Your task is to copy the material exactly.

------------------------------------------------------------------------

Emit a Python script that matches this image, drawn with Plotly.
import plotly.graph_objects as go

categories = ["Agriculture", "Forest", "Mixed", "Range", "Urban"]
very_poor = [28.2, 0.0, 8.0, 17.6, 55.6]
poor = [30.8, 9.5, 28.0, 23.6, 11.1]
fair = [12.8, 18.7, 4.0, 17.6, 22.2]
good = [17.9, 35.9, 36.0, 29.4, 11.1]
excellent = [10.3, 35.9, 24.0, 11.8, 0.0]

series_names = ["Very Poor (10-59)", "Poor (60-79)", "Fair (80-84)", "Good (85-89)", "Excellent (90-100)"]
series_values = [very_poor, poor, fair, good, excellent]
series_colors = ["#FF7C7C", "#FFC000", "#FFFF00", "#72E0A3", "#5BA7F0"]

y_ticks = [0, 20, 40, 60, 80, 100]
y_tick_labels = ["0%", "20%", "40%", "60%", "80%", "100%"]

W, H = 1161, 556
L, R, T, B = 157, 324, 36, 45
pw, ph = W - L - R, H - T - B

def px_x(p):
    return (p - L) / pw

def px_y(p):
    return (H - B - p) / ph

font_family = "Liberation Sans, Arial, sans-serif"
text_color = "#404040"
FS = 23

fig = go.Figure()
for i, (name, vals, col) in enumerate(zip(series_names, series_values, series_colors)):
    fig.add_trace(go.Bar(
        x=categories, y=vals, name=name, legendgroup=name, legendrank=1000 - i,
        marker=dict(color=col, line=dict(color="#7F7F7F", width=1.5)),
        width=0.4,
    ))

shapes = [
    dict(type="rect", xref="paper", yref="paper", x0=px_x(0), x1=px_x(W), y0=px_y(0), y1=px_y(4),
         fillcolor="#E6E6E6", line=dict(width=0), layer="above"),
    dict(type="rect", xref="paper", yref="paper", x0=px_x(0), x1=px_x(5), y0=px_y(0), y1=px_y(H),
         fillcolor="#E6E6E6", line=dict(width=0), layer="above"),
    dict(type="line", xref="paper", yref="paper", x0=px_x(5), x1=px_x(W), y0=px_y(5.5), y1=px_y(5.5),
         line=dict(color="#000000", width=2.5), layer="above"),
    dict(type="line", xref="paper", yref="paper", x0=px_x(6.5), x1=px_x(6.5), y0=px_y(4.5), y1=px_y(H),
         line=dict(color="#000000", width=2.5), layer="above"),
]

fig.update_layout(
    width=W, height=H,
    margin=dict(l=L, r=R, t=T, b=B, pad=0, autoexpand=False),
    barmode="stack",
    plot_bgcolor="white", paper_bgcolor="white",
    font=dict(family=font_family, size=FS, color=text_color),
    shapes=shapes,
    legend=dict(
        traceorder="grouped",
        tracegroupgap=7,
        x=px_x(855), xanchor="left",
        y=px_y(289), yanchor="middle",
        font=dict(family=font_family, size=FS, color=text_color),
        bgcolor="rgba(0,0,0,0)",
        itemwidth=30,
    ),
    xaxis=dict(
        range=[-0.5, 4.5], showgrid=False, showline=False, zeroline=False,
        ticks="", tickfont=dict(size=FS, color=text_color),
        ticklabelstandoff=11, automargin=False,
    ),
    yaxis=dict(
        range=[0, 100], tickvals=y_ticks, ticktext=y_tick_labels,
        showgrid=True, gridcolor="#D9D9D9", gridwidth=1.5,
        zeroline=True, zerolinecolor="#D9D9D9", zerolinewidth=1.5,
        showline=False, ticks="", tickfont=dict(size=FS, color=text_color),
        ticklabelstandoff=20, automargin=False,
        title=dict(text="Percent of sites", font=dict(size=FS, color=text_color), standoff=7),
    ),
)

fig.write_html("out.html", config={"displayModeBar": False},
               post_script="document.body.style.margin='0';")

------------------------------------------------------------------------

ANSWER TO THIS EXERCISE ::
Emit a Python script that matches this image, drawn with Plotly.
import plotly.graph_objects as go

categories = ["Agriculture", "Forest", "Mixed", "Range", "Urban"]
very_poor = [28.2, 0.0, 8.0, 17.6, 55.6]
poor = [30.8, 9.5, 28.0, 23.6, 11.1]
fair = [12.8, 18.7, 4.0, 17.6, 22.2]
good = [17.9, 35.9, 36.0, 29.4, 11.1]
excellent = [10.3, 35.9, 24.0, 11.8, 0.0]

series_names = ["Very Poor (10-59)", "Poor (60-79)", "Fair (80-84)", "Good (85-89)", "Excellent (90-100)"]
series_values = [very_poor, poor, fair, good, excellent]
series_colors = ["#FF7C7C", "#FFC000", "#FFFF00", "#72E0A3", "#5BA7F0"]

y_ticks = [0, 20, 40, 60, 80, 100]
y_tick_labels = ["0%", "20%", "40%", "60%", "80%", "100%"]

W, H = 1161, 556
L, R, T, B = 157, 324, 36, 45
pw, ph = W - L - R, H - T - B

def px_x(p):
    return (p - L) / pw

def px_y(p):
    return (H - B - p) / ph

font_family = "Liberation Sans, Arial, sans-serif"
text_color = "#404040"
FS = 23

fig = go.Figure()
for i, (name, vals, col) in enumerate(zip(series_names, series_values, series_colors)):
    fig.add_trace(go.Bar(
        x=categories, y=vals, name=name, legendgroup=name, legendrank=1000 - i,
        marker=dict(color=col, line=dict(color="#7F7F7F", width=1.5)),
        width=0.4,
    ))

shapes = [
    dict(type="rect", xref="paper", yref="paper", x0=px_x(0), x1=px_x(W), y0=px_y(0), y1=px_y(4),
         fillcolor="#E6E6E6", line=dict(width=0), layer="above"),
    dict(type="rect", xref="paper", yref="paper", x0=px_x(0), x1=px_x(5), y0=px_y(0), y1=px_y(H),
         fillcolor="#E6E6E6", line=dict(width=0), layer="above"),
    dict(type="line", xref="paper", yref="paper", x0=px_x(5), x1=px_x(W), y0=px_y(5.5), y1=px_y(5.5),
         line=dict(color="#000000", width=2.5), layer="above"),
    dict(type="line", xref="paper", yref="paper", x0=px_x(6.5), x1=px_x(6.5), y0=px_y(4.5), y1=px_y(H),
         line=dict(color="#000000", width=2.5), layer="above"),
]

fig.update_layout(
    width=W, height=H,
    margin=dict(l=L, r=R, t=T, b=B, pad=0, autoexpand=False),
    barmode="stack",
    plot_bgcolor="white", paper_bgcolor="white",
    font=dict(family=font_family, size=FS, color=text_color),
    shapes=shapes,
    legend=dict(
        traceorder="grouped",
        tracegroupgap=7,
        x=px_x(855), xanchor="left",
        y=px_y(289), yanchor="middle",
        font=dict(family=font_family, size=FS, color=text_color),
        bgcolor="rgba(0,0,0,0)",
        itemwidth=30,
    ),
    xaxis=dict(
        range=[-0.5, 4.5], showgrid=False, showline=False, zeroline=False,
        ticks="", tickfont=dict(size=FS, color=text_color),
        ticklabelstandoff=11, automargin=False,
    ),
    yaxis=dict(
        range=[0, 100], tickvals=y_ticks, ticktext=y_tick_labels,
        showgrid=True, gridcolor="#D9D9D9", gridwidth=1.5,
        zeroline=True, zerolinecolor="#D9D9D9", zerolinewidth=1.5,
        showline=False, ticks="", tickfont=dict(size=FS, color=text_color),
        ticklabelstandoff=20, automargin=False,
        title=dict(text="Percent of sites", font=dict(size=FS, color=text_color), standoff=7),
    ),
)

fig.write_html("out.html", config={"displayModeBar": False},
               post_script="document.body.style.margin='0';")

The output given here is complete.